=== What is asked ===
Retype the whole listing verbatim and keep the pictures out of it.

** START OF Stored data **

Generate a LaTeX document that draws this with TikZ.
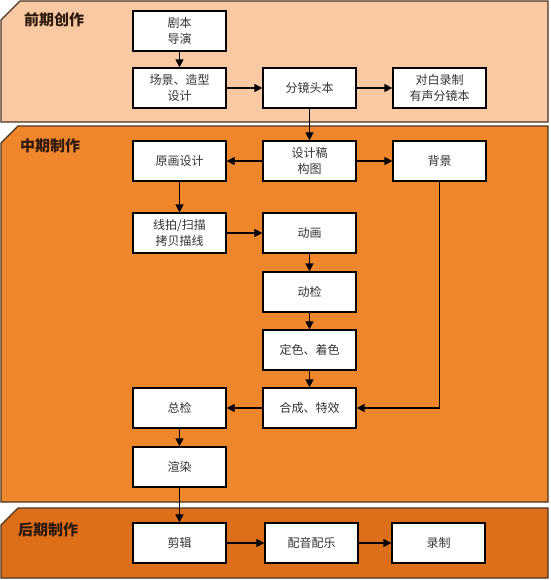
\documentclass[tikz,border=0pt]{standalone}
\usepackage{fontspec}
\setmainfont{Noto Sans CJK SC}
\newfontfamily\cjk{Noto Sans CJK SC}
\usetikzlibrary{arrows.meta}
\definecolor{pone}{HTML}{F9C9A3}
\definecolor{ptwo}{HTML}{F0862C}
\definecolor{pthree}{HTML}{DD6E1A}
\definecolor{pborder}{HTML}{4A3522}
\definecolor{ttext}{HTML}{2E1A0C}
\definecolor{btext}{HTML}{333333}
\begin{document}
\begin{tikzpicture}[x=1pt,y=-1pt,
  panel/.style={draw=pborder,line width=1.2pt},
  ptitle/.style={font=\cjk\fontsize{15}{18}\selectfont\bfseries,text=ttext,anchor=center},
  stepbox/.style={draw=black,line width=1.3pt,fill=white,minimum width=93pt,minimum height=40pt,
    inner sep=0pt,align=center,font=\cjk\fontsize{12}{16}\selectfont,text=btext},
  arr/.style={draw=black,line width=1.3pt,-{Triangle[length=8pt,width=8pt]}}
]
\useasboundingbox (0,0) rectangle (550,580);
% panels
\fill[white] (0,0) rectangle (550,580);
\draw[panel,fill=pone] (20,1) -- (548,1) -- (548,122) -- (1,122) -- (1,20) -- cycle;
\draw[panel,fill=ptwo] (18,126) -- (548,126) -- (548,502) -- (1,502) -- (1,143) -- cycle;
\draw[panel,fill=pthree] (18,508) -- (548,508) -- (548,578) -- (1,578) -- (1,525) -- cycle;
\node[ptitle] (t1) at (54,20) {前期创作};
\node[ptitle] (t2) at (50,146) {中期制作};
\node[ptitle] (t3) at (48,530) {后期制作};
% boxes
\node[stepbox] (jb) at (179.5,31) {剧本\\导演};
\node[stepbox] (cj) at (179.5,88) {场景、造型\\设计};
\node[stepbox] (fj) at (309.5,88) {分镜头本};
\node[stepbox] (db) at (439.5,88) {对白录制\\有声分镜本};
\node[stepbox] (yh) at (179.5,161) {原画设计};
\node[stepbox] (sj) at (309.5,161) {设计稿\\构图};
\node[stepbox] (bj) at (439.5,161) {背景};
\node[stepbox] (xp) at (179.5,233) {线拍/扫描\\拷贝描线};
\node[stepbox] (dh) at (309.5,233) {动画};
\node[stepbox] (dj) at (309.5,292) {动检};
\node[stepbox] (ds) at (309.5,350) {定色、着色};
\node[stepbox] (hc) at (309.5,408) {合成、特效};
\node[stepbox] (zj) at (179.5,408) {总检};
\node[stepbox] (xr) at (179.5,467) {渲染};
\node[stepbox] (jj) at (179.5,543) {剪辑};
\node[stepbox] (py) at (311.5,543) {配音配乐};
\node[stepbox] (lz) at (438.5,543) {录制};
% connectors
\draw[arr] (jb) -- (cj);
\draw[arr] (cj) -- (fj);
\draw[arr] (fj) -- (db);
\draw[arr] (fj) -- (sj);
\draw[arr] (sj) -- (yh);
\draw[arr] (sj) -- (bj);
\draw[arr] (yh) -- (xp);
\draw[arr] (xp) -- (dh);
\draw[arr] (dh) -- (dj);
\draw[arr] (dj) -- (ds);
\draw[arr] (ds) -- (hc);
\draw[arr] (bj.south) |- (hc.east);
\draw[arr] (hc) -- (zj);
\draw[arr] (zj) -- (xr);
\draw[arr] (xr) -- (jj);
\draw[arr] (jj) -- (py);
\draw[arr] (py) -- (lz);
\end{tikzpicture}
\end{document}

** END OF Stored data **

=== Response below ===
Generate a LaTeX document that draws this with TikZ.
\documentclass[tikz,border=0pt]{standalone}
\usepackage{fontspec}
\setmainfont{Noto Sans CJK SC}
\newfontfamily\cjk{Noto Sans CJK SC}
\usetikzlibrary{arrows.meta}
\definecolor{pone}{HTML}{F9C9A3}
\definecolor{ptwo}{HTML}{F0862C}
\definecolor{pthree}{HTML}{DD6E1A}
\definecolor{pborder}{HTML}{4A3522}
\definecolor{ttext}{HTML}{2E1A0C}
\definecolor{btext}{HTML}{333333}
\begin{document}
\begin{tikzpicture}[x=1pt,y=-1pt,
  panel/.style={draw=pborder,line width=1.2pt},
  ptitle/.style={font=\cjk\fontsize{15}{18}\selectfont\bfseries,text=ttext,anchor=center},
  stepbox/.style={draw=black,line width=1.3pt,fill=white,minimum width=93pt,minimum height=40pt,
    inner sep=0pt,align=center,font=\cjk\fontsize{12}{16}\selectfont,text=btext},
  arr/.style={draw=black,line width=1.3pt,-{Triangle[length=8pt,width=8pt]}}
]
\useasboundingbox (0,0) rectangle (550,580);
% panels
\fill[white] (0,0) rectangle (550,580);
\draw[panel,fill=pone] (20,1) -- (548,1) -- (548,122) -- (1,122) -- (1,20) -- cycle;
\draw[panel,fill=ptwo] (18,126) -- (548,126) -- (548,502) -- (1,502) -- (1,143) -- cycle;
\draw[panel,fill=pthree] (18,508) -- (548,508) -- (548,578) -- (1,578) -- (1,525) -- cycle;
\node[ptitle] (t1) at (54,20) {前期创作};
\node[ptitle] (t2) at (50,146) {中期制作};
\node[ptitle] (t3) at (48,530) {后期制作};
% boxes
\node[stepbox] (jb) at (179.5,31) {剧本\\导演};
\node[stepbox] (cj) at (179.5,88) {场景、造型\\设计};
\node[stepbox] (fj) at (309.5,88) {分镜头本};
\node[stepbox] (db) at (439.5,88) {对白录制\\有声分镜本};
\node[stepbox] (yh) at (179.5,161) {原画设计};
\node[stepbox] (sj) at (309.5,161) {设计稿\\构图};
\node[stepbox] (bj) at (439.5,161) {背景};
\node[stepbox] (xp) at (179.5,233) {线拍/扫描\\拷贝描线};
\node[stepbox] (dh) at (309.5,233) {动画};
\node[stepbox] (dj) at (309.5,292) {动检};
\node[stepbox] (ds) at (309.5,350) {定色、着色};
\node[stepbox] (hc) at (309.5,408) {合成、特效};
\node[stepbox] (zj) at (179.5,408) {总检};
\node[stepbox] (xr) at (179.5,467) {渲染};
\node[stepbox] (jj) at (179.5,543) {剪辑};
\node[stepbox] (py) at (311.5,543) {配音配乐};
\node[stepbox] (lz) at (438.5,543) {录制};
% connectors
\draw[arr] (jb) -- (cj);
\draw[arr] (cj) -- (fj);
\draw[arr] (fj) -- (db);
\draw[arr] (fj) -- (sj);
\draw[arr] (sj) -- (yh);
\draw[arr] (sj) -- (bj);
\draw[arr] (yh) -- (xp);
\draw[arr] (xp) -- (dh);
\draw[arr] (dh) -- (dj);
\draw[arr] (dj) -- (ds);
\draw[arr] (ds) -- (hc);
\draw[arr] (bj.south) |- (hc.east);
\draw[arr] (hc) -- (zj);
\draw[arr] (zj) -- (xr);
\draw[arr] (xr) -- (jj);
\draw[arr] (jj) -- (py);
\draw[arr] (py) -- (lz);
\end{tikzpicture}
\end{document}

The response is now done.